Le Président (M. Després): M. le ministre.
M. Fortier: On a toujours des relations suivies. On va continuer
à en avoir. Il est important de faire part de vos remarques
publiquement, Une commission parlementaire est un lieu privilégié
pour le permettre à tous ceux qui nous écoutent et à tous
ceux qui viennent en commission, et par le biais des journaux, le public est
quelquefois informé de ce qui se passe Ici. C'est enregistré au
Journal des débats.
Je crois qu'il est important que vous témoigniez, que nous en
prenions connaissance et que nous puissions vous poser des questions pour
préciser votre mémoire. Je vous remercie d'être venus de
Montréal et de visiter Québec, comme nous l'apprécions
tous, nous Montréalais. Merci.
Le Président (M. Després): Au nom des membres de
cette commission, j'aimerais remercier l'Association des courtiers d'assurances
de la province de Québec d'avoir participé à cette
commission. M. Lavigueur.
M. Lavigueur: J'ai un mot de la fin, M. le Président, si
vous me le permettez.
Le Président (M. Després): Oui, avec plaisir.
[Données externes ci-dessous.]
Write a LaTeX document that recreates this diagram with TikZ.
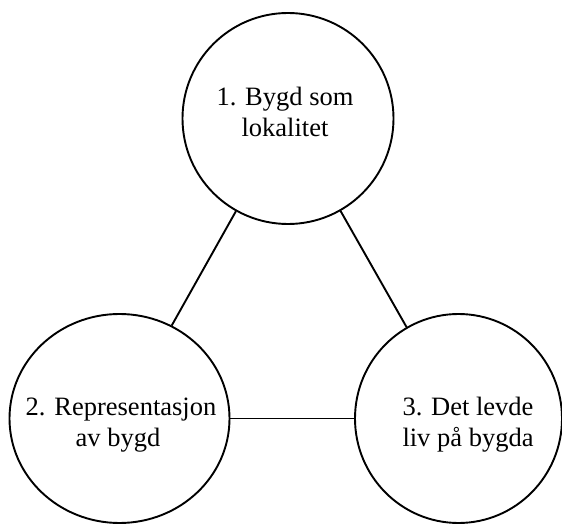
\documentclass[tikz,border=0pt]{standalone}
\usepackage{fontspec}
\setmainfont{Liberation Serif}
\usetikzlibrary{shapes.geometric}
\begin{document}
\begin{tikzpicture}[x=1pt,y=1pt,
  ring/.style={draw=black,line width=1.9pt,ellipse,inner sep=0pt,fill=white},
  conn/.style={draw=black,line width=1.9pt},
  lbl/.style={anchor=base,inner sep=0pt,font=\fontsize{26.5}{31}\selectfont}]
\useasboundingbox (0,0) rectangle (562,525);
\node[ring,minimum width=211pt,minimum height=211pt] (c1) at (288,406.5) {};
\node[ring,minimum width=220pt,minimum height=209pt] (c2) at (119.5,106.5) {};
\node[ring,minimum width=207pt,minimum height=209pt] (c3) at (458.5,106.5) {};
\draw[conn] (c1) -- (c2);
\draw[conn] (c1) -- (c3);
\draw[conn] (c2) -- (c3);
\node[lbl] (t1a) at (285,419) {1. Bygd som};
\node[lbl] (t1b) at (285,388) {lokalitet};
\node[lbl] (t2a) at (121,110) {2. Representasjon};
\node[lbl] (t2b) at (118,79) {av bygd};
\node[lbl] (t3a) at (468,110) {3. Det levde};
\node[lbl] (t3b) at (468,79) {liv på bygda};
\end{tikzpicture}
\end{document}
M. Lavigueur: Merci beaucoup. Nous sommes 5700 membres de 2300 ou
2400 cabinets qui sont essentiellement partie des 97,4 % que forment les
petites entreprises de moins de 20 employés du Québec qui,
semble-t-il, selon les statistiques que nous avons lues dernièrement
dans les journaux du Québec, ont donné quelque 250 000 emplois et
plus aux Québécois. Ces entreprises ont besoin de regroupements
comme le nôtre pour s'exprimer. Il nous a fait plaisir de vous dire que
nous sommes très confiants que l'avenir des Québécois
passera par ces petites entreprises que nous représentons avec beaucoup
de fierté. Merci de nous avoir écoutés.
Le Président (M. Després): Merci, M. Lavigueur.
Nous ajournons nos travaux à demain, 10 heures.